Following the example of the president, other leading politicians around the country lost their voices and their moral compass. Former Vice-President, Atiku Abubakar, having issued a statement initially condemningDeborah’s tragic fate, proceeded to delete the statement from his social media handles before explaining that he did not have anything to do with the statements to begin with. Self-acclaimed leader of the ruling All Progressives Congress (APC) and one of its leading presidential aspirants, Bola Ahmed Tinubu, vanished.
Deborah Yakubu was killed exactly 10 days before the Practice Section on Public Interest and Development Law, SPIDEL, of the Nigerian Bar Association, NBA, was to hold a widely advertised conference in Sokoto, the site of Deborah’s last earthly moments. The morning after her gruesome fate, while the smoke still smouldered from her funeral pyre, Monday Ubani, the Chairperson of SPIDEL, issued a statement denouncing those who called on him to re-consider holding the conference as scheduled as “without locus.”

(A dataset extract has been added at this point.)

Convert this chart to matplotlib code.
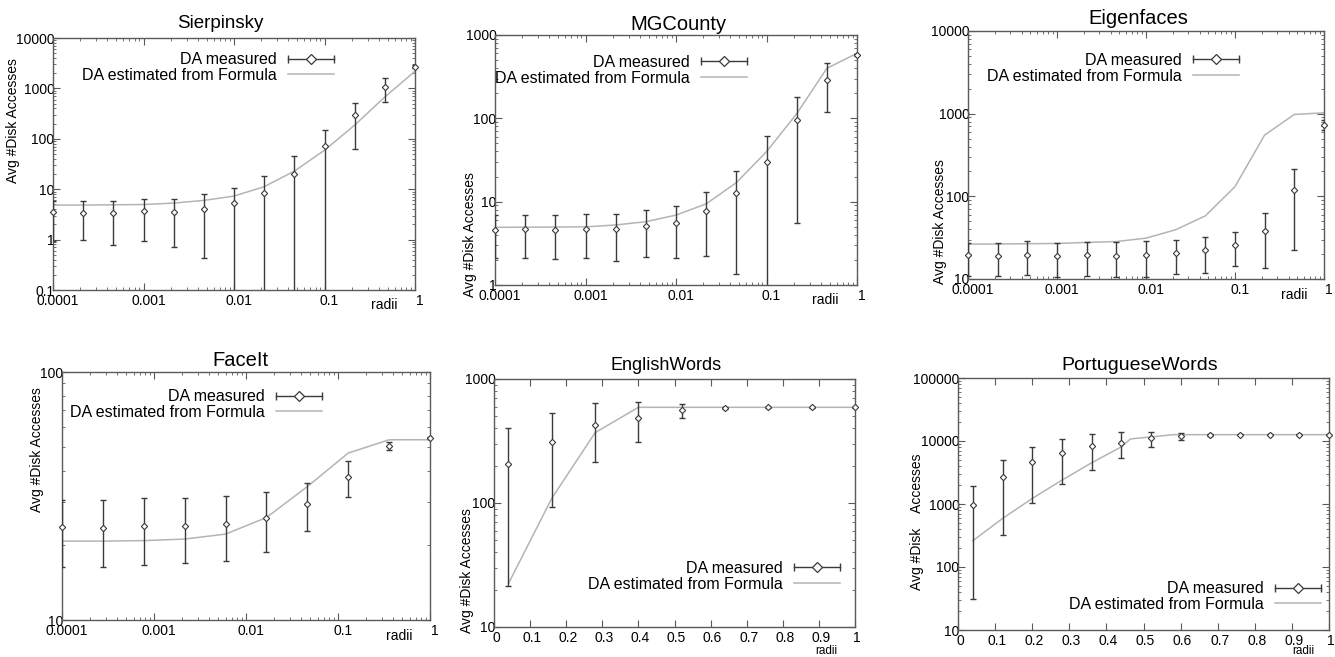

Mr. Ubani’s statement is as gratuitous an insult to everyone as the line that the stoning to death of Deborah “is not a religious problem.” If blasphemy is not about religion, can someone, anyone, please explain what it is about? Determined to give lie to this, on 14 May, mobs set upon some Christian places of worship in Sokoto, forcing the state government to declare a curfew.
The issue clearly is not whether the stoning to death of Deborah Yakubu is a religious matter but whether the rulers of Nigeria both in and out of government have it in them to give Nigerians reason to have faith in the country. On the current evidence, there is only one answer.